--- BEGIN Material ---

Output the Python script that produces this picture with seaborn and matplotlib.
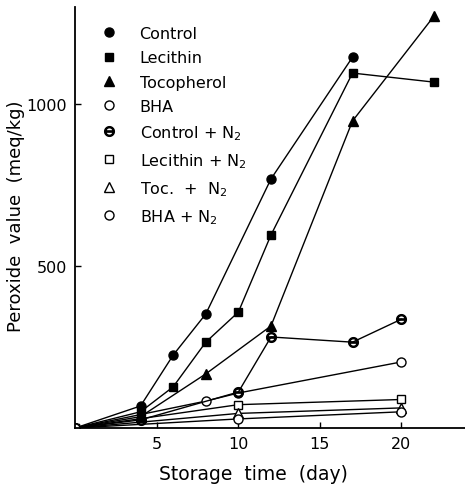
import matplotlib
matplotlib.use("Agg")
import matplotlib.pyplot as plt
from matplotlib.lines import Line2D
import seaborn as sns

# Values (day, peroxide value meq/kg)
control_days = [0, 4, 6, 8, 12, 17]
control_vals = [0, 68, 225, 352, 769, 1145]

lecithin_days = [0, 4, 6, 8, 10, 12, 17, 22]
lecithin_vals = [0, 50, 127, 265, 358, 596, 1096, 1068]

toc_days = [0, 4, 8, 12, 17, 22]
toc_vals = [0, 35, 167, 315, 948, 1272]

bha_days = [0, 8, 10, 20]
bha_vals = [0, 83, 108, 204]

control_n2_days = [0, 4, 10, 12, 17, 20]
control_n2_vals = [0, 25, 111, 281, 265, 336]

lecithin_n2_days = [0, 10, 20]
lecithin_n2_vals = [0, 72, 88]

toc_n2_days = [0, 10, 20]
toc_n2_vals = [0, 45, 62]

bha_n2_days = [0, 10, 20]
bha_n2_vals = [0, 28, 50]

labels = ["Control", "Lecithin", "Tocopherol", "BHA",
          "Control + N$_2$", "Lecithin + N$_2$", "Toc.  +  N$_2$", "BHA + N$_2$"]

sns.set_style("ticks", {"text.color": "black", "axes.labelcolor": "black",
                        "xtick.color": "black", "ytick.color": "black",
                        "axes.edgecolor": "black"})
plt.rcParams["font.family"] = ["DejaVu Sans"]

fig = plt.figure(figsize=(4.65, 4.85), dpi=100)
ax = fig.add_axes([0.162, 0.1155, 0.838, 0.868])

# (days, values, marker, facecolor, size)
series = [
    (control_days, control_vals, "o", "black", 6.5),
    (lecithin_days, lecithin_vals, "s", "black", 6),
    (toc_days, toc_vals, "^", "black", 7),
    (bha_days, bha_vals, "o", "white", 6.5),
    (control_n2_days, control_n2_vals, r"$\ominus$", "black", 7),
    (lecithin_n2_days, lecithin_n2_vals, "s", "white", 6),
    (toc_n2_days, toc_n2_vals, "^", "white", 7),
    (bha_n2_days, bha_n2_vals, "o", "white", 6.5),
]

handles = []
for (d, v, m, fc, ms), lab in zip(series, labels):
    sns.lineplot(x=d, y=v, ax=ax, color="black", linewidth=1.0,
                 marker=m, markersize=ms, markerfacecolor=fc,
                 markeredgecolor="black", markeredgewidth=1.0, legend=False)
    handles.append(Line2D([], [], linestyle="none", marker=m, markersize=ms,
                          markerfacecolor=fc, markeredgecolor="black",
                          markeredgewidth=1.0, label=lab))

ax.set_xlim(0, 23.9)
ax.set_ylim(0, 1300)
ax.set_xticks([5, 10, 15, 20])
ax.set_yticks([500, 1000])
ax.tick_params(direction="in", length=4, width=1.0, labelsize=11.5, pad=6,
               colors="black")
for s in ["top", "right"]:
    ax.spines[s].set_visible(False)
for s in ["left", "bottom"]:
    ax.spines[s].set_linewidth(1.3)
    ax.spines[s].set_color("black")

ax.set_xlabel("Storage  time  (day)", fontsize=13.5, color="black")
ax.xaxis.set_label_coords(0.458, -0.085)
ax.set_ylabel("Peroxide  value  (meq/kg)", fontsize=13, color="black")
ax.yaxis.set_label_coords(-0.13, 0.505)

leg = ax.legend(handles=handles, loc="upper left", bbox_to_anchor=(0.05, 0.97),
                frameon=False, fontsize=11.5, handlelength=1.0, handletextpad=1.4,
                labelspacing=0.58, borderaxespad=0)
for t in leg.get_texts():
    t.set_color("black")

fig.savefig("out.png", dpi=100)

--- END Material ---

Give again exactly the lines running from the beginning of the material above through the line that contains "bha_n2_vals = [0, 28, 50]", and leave out every picture.

Answer for the task:
Output the Python script that produces this picture with seaborn and matplotlib.
import matplotlib
matplotlib.use("Agg")
import matplotlib.pyplot as plt
from matplotlib.lines import Line2D
import seaborn as sns

# Values (day, peroxide value meq/kg)
control_days = [0, 4, 6, 8, 12, 17]
control_vals = [0, 68, 225, 352, 769, 1145]

lecithin_days = [0, 4, 6, 8, 10, 12, 17, 22]
lecithin_vals = [0, 50, 127, 265, 358, 596, 1096, 1068]

toc_days = [0, 4, 8, 12, 17, 22]
toc_vals = [0, 35, 167, 315, 948, 1272]

bha_days = [0, 8, 10, 20]
bha_vals = [0, 83, 108, 204]

control_n2_days = [0, 4, 10, 12, 17, 20]
control_n2_vals = [0, 25, 111, 281, 265, 336]

lecithin_n2_days = [0, 10, 20]
lecithin_n2_vals = [0, 72, 88]

toc_n2_days = [0, 10, 20]
toc_n2_vals = [0, 45, 62]

bha_n2_days = [0, 10, 20]
bha_n2_vals = [0, 28, 50]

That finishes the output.